Hal ini dibuktikan dengan keberadaan rekaman Nurdin bersama DPD I yang menyatakan Ical harus menang walau dengan menghalalkan segala cara. Para penentang kelompok Ical juga dipecat dalam Munas Bali.
Ketua Dewan Pertimbangan (Wantim) Golkar Akbar Tandjung juga mengamati ada kelompok yang mendorong Ical untuk mengatur waktu Munas sedemikian rupa.
“Awalnya itu disepakati Januari 2015 atas kesepakatan bersama. Tapi, tiba-tiba berubah jadi yang akhir November itu dorongan beberapa pengurus. Setidaknya Rp250 miliar juga habis dalam Munas Bali,” kata Akbar.

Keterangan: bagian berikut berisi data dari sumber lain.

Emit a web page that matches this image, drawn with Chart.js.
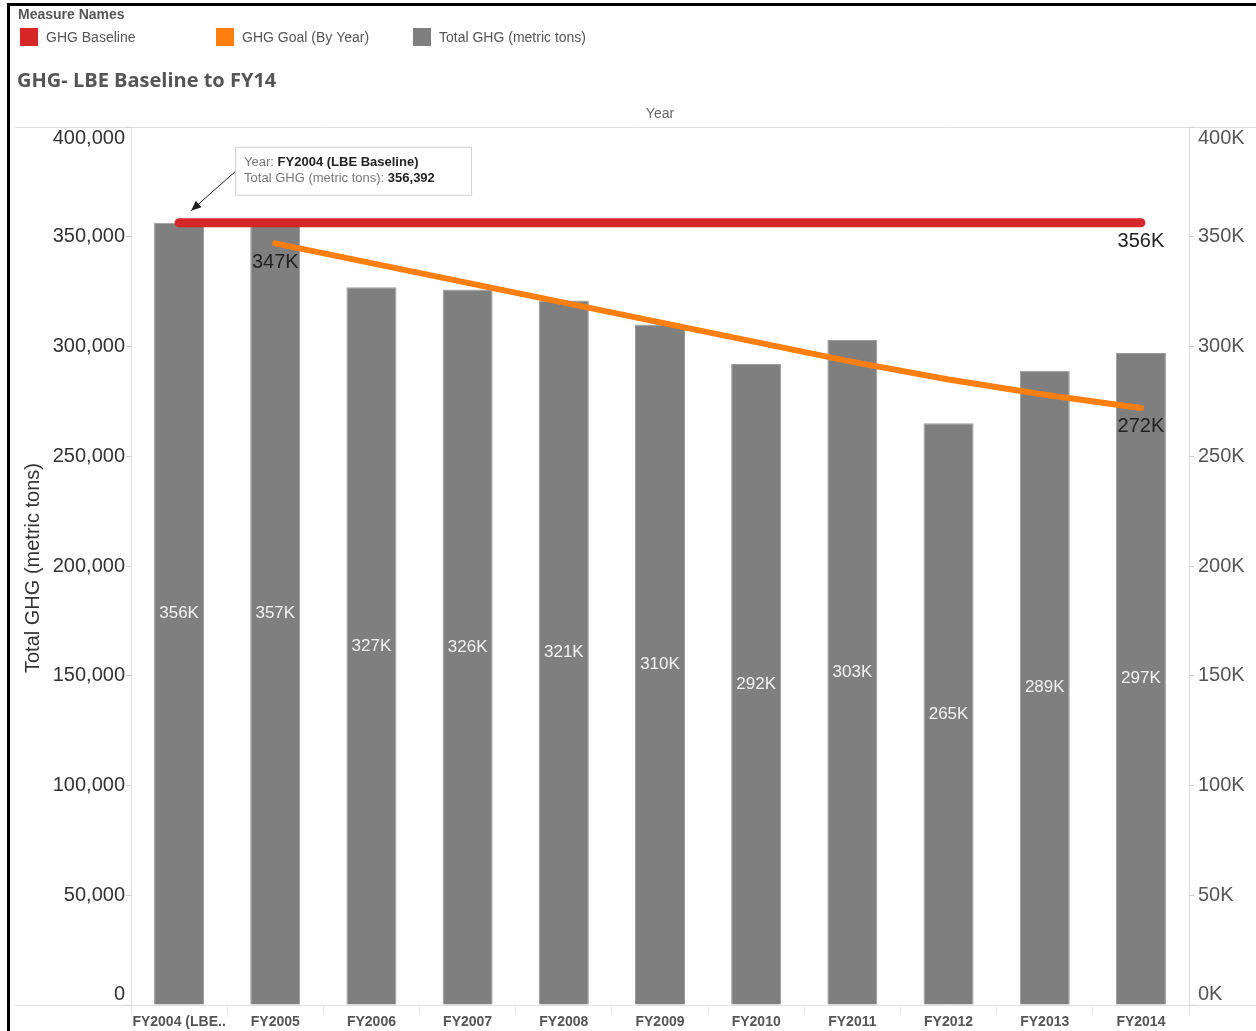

Permasalahan yang sudah dipupuk lama, dipicu Munas yang diduga sebagai settingan loyalis Ical membuat konflik menjadi tak terelakan. Kubu Agung Laksono yang kemudian mengadakan Munas Ancol juga membuat Partai Beringin semakin keropos akibat konflik.
Guru Besar Riset di Pusat Penelitian Politik LIPI, Ikrar Nusa Bhakti, menyoroti partai berlambang pohon beringin ini memang lahir, dibesarkan, dan menjadi kekuatan politik raksasa pada era Orde Baru. Kemanjaan, proteksi, dan dukungan birokrasi serta militer era itu menjadikan Golkar bagaikan raksasa yang sulit bergerak dan menyesuaikan diri dengan era reformasi yang amat demokratis.
Dengan kata lain, Golkar saat ini bagaikan dinosaurus yang dapat punah karena perubahan situasi dan kondisi alam dan politik. "Kini kita sedang menyaksikan Pohon Beringin yang berproses menuju keruntuhannya," kata Ikrar dalam opininya berjudul Pilihan Golkar dan PPP, Islah atau Runtuh.
Menurut Ikrar, konflik di dalam Golkar bukan lagi terjadi antara kubu Aburizal Bakrie dan Agung Laksono, melainkan sudah merasuk mendalam di kubu Ical sendiri.
Ia menyebut Ical tampaknya berprinsip, jatuh dan hancur satu, jatuh dan hancur semuanya. Tidak ada keinginan Ical dan kelompoknya untuk memikirkan bagaimana nasib Golkar ke depan.
"Mereka (kubu Ical) hanya memikirkan bagaimana kekuasaan yang ada di tangan mereka tidak hilang. Kubu Agung Laksono setali tiga uang," kata Ikrar.
Baik kubu Ical maupun kubu Agung, masing-masing saling mempertahankan ego. Tidak ada yang mau mengalah, tidak ada keinginan untuk mundur setapak untuk maju dua langkah. Karena itu, Ikrar memandang apa pun upaya rekonsiliasi yang dilakukan para tetua Golkar, sulit untuk diterapkan.
"Lihat saja bagaimana kesepakatan islah sudah diusahakan Wakil Presiden dan juga mantan Ketum Golkar Jusuf Kalla. Islah hanya agar Golkar secara resmi bisa ikut pilkada serentak 2015. Hasilnya, kita bisa lihat sendiri, Golkar hanya memperoleh 49 dari 265 pilkada. Sadarkah para elite Golkar mengenai lampu kuning runtuhnya Golkar? Tampaknya tidak," kata Ikrar.